***** Source material

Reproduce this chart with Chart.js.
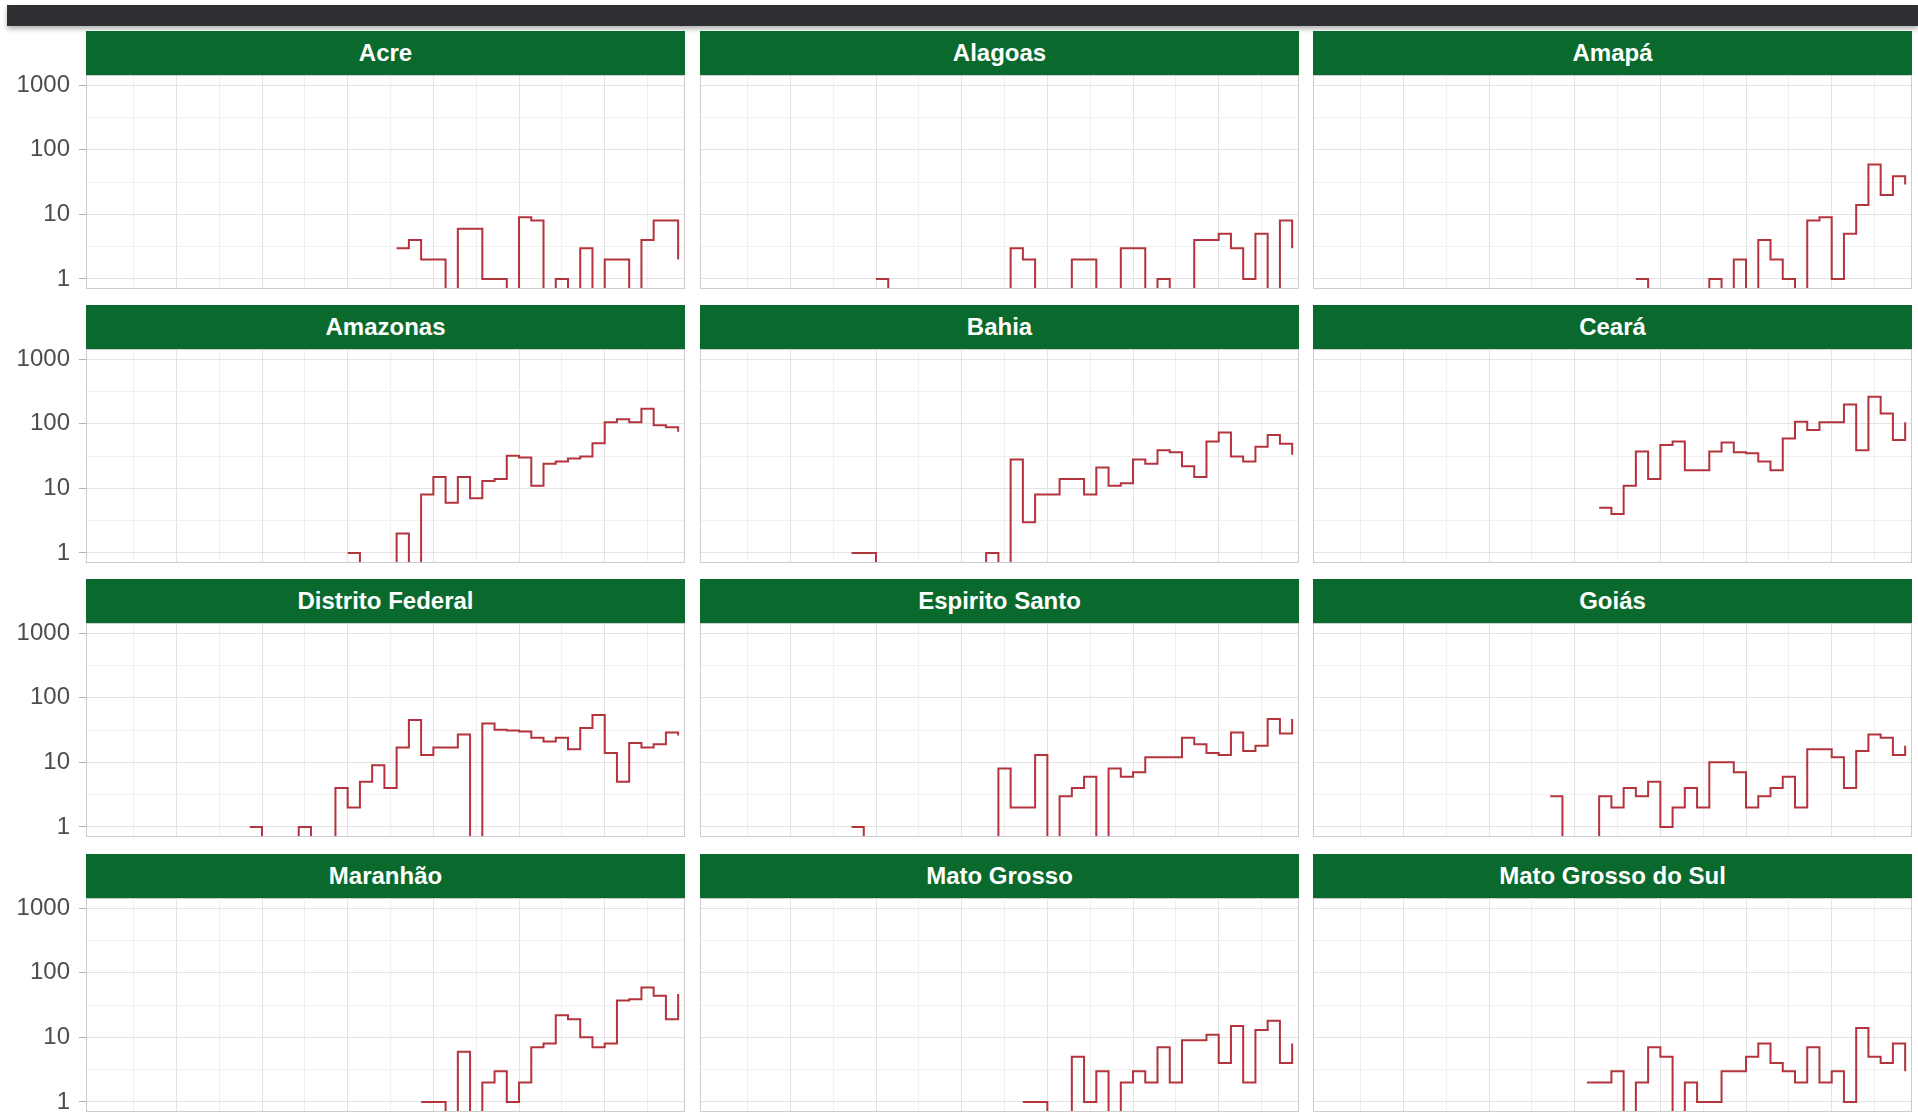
<!DOCTYPE html>
<html lang="pt-BR">
<head>
    <meta charset="UTF-8">
    <title>Casos novos por estado - escala log</title>
    <script src="https://cdn.jsdelivr.net/npm/chart.js"></script>
    <style>
        body { margin: 0; width: 1918px; height: 1118px; overflow: hidden; background: #fff; position: relative;
               font-family: "Liberation Sans", Arial, sans-serif; }
        .topbar { position: absolute; left: 7px; top: 5px; right: 0; height: 21px; background: #2d2f33;
                  box-shadow: 0 3px 5px rgba(0, 0, 0, 0.3); }
        .strip { position: absolute; height: 44px; line-height: 44px; background: #0a6a2d; color: #fff;
                 font-weight: bold; font-size: 24px; text-align: center; }
        canvas { position: absolute; display: block; }
    </style>
</head>
<body>
    <div class="topbar"></div>
    <div id="facets"></div>

    <script>
        // dia 0 = 28/02/2020
        const dates = ['28/02','29/02','01/03','02/03','03/03','04/03','05/03','06/03','07/03','08/03',
                       '09/03','10/03','11/03','12/03','13/03','14/03','15/03','16/03','17/03','18/03',
                       '19/03','20/03','21/03','22/03','23/03','24/03','25/03','26/03','27/03','28/03',
                       '29/03','30/03','31/03','01/04','02/04','03/04','04/04','05/04','06/04','07/04',
                       '08/04','09/04'];

        const states = ['Acre', 'Alagoas', 'Amapá', 'Amazonas', 'Bahia', 'Ceará',
                        'Distrito Federal', 'Espirito Santo', 'Goiás', 'Maranhão', 'Mato Grosso', 'Mato Grosso do Sul'];

        // primeiro dia com registro em cada estado (índice em dates)
        const firstDay = [18, 7, 19, 14, 5, 16, 6, 5, 12, 20, 19, 15];

        const acre     = [3,4,2,2,0,6,6,1,1,0,9,8,0,1,0,3,0,2,2,0,4,8,8,2];
        const alagoas  = [1,0,0,0,0,0,0,0,0,0,0,3,2,0,0,0,2,2,0,0,3,3,0,1,0,0,4,4,5,3,1,5,0,8,3];
        const amapa    = [1,0,0,0,0,0,1,0,2,0,4,2,1,0,8,9,1,5,14,59,20,39,29];
        const amazonas = [1,0,0,0,2,0,8,15,6,15,7,13,14,32,30,11,24,26,29,31,50,105,117,105,170,95,88,75];
        const bahia    = [1,1,0,0,0,0,0,0,0,0,0,1,0,28,3,8,8,14,14,8,21,11,12,28,24,39,36,22,15,53,73,31,26,44,67,49,33];
        const ceara    = [5,4,11,37,14,47,53,19,19,37,51,36,35,26,19,59,107,80,105,105,198,39,260,144,56,105];
        const df       = [1,0,0,0,1,0,0,4,2,5,9,4,17,45,13,17,17,27,0,40,32,31,30,24,21,24,16,34,54,14,5,20,17,19,29,26];
        const es       = [1,0,0,0,0,0,0,0,0,0,0,0,8,2,2,13,0,3,4,6,0,8,6,7,12,12,12,24,19,14,13,29,15,18,47,28,47];
        const goias    = [3,0,0,0,3,2,4,3,5,1,2,4,2,10,10,7,2,3,4,6,2,16,16,12,4,15,27,24,13,18];
        const maranhao = [1,1,0,6,0,2,3,1,2,7,8,22,19,10,7,8,37,39,59,44,19,47];
        const mt       = [1,1,0,0,5,1,3,0,2,3,2,7,2,9,9,11,4,15,2,13,18,4,8];
        const ms       = [2,2,3,0,2,7,5,0,2,1,1,3,3,5,8,4,3,2,7,2,3,1,14,5,4,8,3];

        const series = [acre, alagoas, amapa, amazonas, bahia, ceara, df, es, goias, maranhao, mt, ms];

        const yMajor = [1, 10, 100, 1000];
        const yMinor = [3.162, 31.62, 316.2];
        const xMajor = [0, 7, 14, 21, 28, 35];
        const xMinor = [-3.5, 3.5, 10.5, 17.5, 24.5, 31.5, 38.5];

        const Y_MIN = 0.71, Y_MAX = 1430;
        const X_MIN = -7.38, X_MAX = 41.56;
        // zero no eixo log vai abaixo do piso (como o -Inf do ggplot)
        const ZERO_FLOOR = 0.1;

        const LINE_COLOR = '#b3343c';
        const GRID_MAJOR = '#e3e3e3';
        const GRID_MINOR = '#f0f0f0';

        // layout das facetas
        const colLeft = [86, 700, 1313];
        const colWidth = 599;
        const axisWidth = 86;
        const stripHeight = 44;
        const plotHeight = 214;
        const labelRoom = 14;
        const rowTop = r => Math.round(30.5 + r * 274.4);

        Chart.defaults.font.family = '"Liberation Sans", Arial, sans-serif';

        const panelBorder = {
            id: 'panelBorder',
            afterDatasetsDraw(chart) {
                const { ctx, chartArea: a } = chart;
                ctx.save();
                ctx.strokeStyle = '#cdcdcd';
                ctx.lineWidth = 1;
                ctx.strokeRect(a.left + 0.5, a.top + 0.5, a.width - 1, a.height - 1);
                ctx.restore();
            }
        };

        const toPoints = (start, values) =>
            values.map((v, i) => ({ x: start + i, y: v === 0 ? ZERO_FLOOR : v }));

        const facets = document.getElementById('facets');

        states.forEach((name, i) => {
            const row = Math.floor(i / 3);
            const col = i % 3;
            const top = rowTop(row);
            const first = col === 0;

            const canvas = document.createElement('canvas');
            canvas.width = colWidth + (first ? axisWidth : 0);
            canvas.height = plotHeight + 2 * labelRoom;
            canvas.style.left = (first ? colLeft[col] - axisWidth : colLeft[col]) + 'px';
            canvas.style.top = (top + stripHeight - labelRoom) + 'px';
            facets.appendChild(canvas);

            const strip = document.createElement('div');
            strip.className = 'strip';
            strip.style.left = colLeft[col] + 'px';
            strip.style.top = top + 'px';
            strip.style.width = colWidth + 'px';
            strip.textContent = name;
            facets.appendChild(strip);

            new Chart(canvas, {
                type: 'line',
                data: {
                    datasets: [{
                        label: name,
                        data: toPoints(firstDay[i], series[i]),
                        borderColor: LINE_COLOR,
                        borderWidth: 2,
                        pointRadius: 0,
                        stepped: true,
                        fill: false,
                        clip: { left: 1, top: 1, right: 1, bottom: 0 }
                    }]
                },
                options: {
                    responsive: false,
                    animation: false,
                    layout: { padding: { top: labelRoom, bottom: labelRoom, left: 0, right: 0 } },
                    plugins: {
                        legend: { display: false },
                        tooltip: {
                            callbacks: { title: items => dates[items[0].parsed.x] }
                        }
                    },
                    scales: {
                        x: {
                            type: 'linear',
                            min: X_MIN,
                            max: X_MAX,
                            afterBuildTicks: s => { s.ticks = [...xMinor, ...xMajor].sort((a, b) => a - b).map(v => ({ value: v })); },
                            afterFit: s => { s.height = 0; },
                            ticks: { display: false },
                            grid: {
                                drawTicks: false,
                                color: c => xMajor.includes(c.tick.value) ? GRID_MAJOR : GRID_MINOR
                            },
                            border: { display: false }
                        },
                        y: {
                            type: 'logarithmic',
                            min: Y_MIN,
                            max: Y_MAX,
                            afterBuildTicks: s => { s.ticks = [...yMajor, ...yMinor].sort((a, b) => a - b).map(v => ({ value: v })); },
                            afterFit: s => {
                                s.width = first ? axisWidth : 0;
                                s.paddingTop = 0;
                                s.paddingBottom = 0;
                            },
                            ticks: {
                                display: first,
                                padding: 9,
                                color: '#4d4d4d',
                                font: { size: 24 },
                                callback: v => yMajor.includes(v) ? String(v) : ''
                            },
                            grid: {
                                drawTicks: first,
                                tickLength: 7,
                                tickColor: c => yMajor.includes(c.tick.value) ? '#b3b3b3' : 'rgba(0,0,0,0)',
                                color: c => yMajor.includes(c.tick.value) ? GRID_MAJOR : GRID_MINOR
                            },
                            border: { display: false }
                        }
                    }
                },
                plugins: [panelBorder]
            });
        });
    </script>
</body>
</html>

**********

### The task
Go from the first line of the data above to the line containing "20, 19, 15];" and retype exactly those lines, both included, but none of the pictures.

### Task solution
Reproduce this chart with Chart.js.
<!DOCTYPE html>
<html lang="pt-BR">
<head>
    <meta charset="UTF-8">
    <title>Casos novos por estado - escala log</title>
    <script src="https://cdn.jsdelivr.net/npm/chart.js"></script>
    <style>
        body { margin: 0; width: 1918px; height: 1118px; overflow: hidden; background: #fff; position: relative;
               font-family: "Liberation Sans", Arial, sans-serif; }
        .topbar { position: absolute; left: 7px; top: 5px; right: 0; height: 21px; background: #2d2f33;
                  box-shadow: 0 3px 5px rgba(0, 0, 0, 0.3); }
        .strip { position: absolute; height: 44px; line-height: 44px; background: #0a6a2d; color: #fff;
                 font-weight: bold; font-size: 24px; text-align: center; }
        canvas { position: absolute; display: block; }
    </style>
</head>
<body>
    <div class="topbar"></div>
    <div id="facets"></div>

    <script>
        // dia 0 = 28/02/2020
        const dates = ['28/02','29/02','01/03','02/03','03/03','04/03','05/03','06/03','07/03','08/03',
                       '09/03','10/03','11/03','12/03','13/03','14/03','15/03','16/03','17/03','18/03',
                       '19/03','20/03','21/03','22/03','23/03','24/03','25/03','26/03','27/03','28/03',
                       '29/03','30/03','31/03','01/04','02/04','03/04','04/04','05/04','06/04','07/04',
                       '08/04','09/04'];

        const states = ['Acre', 'Alagoas', 'Amapá', 'Amazonas', 'Bahia', 'Ceará',
                        'Distrito Federal', 'Espirito Santo', 'Goiás', 'Maranhão', 'Mato Grosso', 'Mato Grosso do Sul'];

        // primeiro dia com registro em cada estado (índice em dates)
        const firstDay = [18, 7, 19, 14, 5, 16, 6, 5, 12, 20, 19, 15];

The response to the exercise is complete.